What the video appears to show
Investigative reporters and open source analysts located video that shows rockets firing from northern Bahrain, near the airport. Experts who reviewed the footage identified a U.S. M142 HIMARS launcher and the use of a Precision Strike Missile. The New York Times says it verified the clip. The imagery does not come with a signed confession, but it is clear enough that weapon type and launch location can be read by people who do this work for a living.
Who might have pulled the trigger
Bahrain bought HIMARS in 2025, but buying a truck is not the same as operating it. The U.S. Fifth Fleet is based in Bahrain, and analysts point out U.S. personnel train on and use this gear. Gulf governments have denied launches from their soil, and no clear chain of custody is public. In short, the footage raises credible questions about who actually fired the missiles and who allowed that to happen.
Why this matters beyond a single strike
If a Persian Gulf state truly launched missiles at Tehran, it marks a new phase in the conflict. Regional escalation would be the risk. Iran already accuses some Gulf states of enabling U.S. operations. A confirmed attack from Gulf territory would complicate diplomacy and increase pressure on militaries and intelligence services to explain what they are doing and why.

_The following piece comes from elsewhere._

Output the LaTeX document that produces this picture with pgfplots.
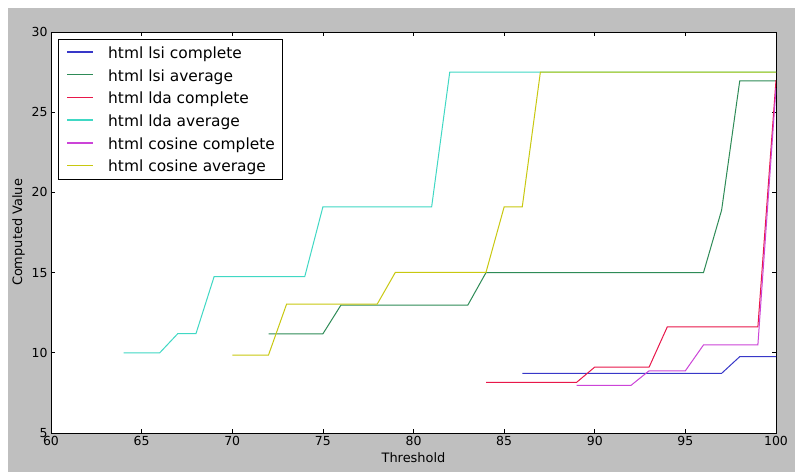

Why officials are selling silence
Gulf leaders and Western officials have incentives to be vague. Admitting launches invites retaliation and political blowback. Denying launches helps dampen immediate crisis. That is a bureaucratic logic that protects institutions while leaving the public with more questions than answers. Honest transparency would reduce rumors. Instead we get statements shaped by risk avoidance and PR math.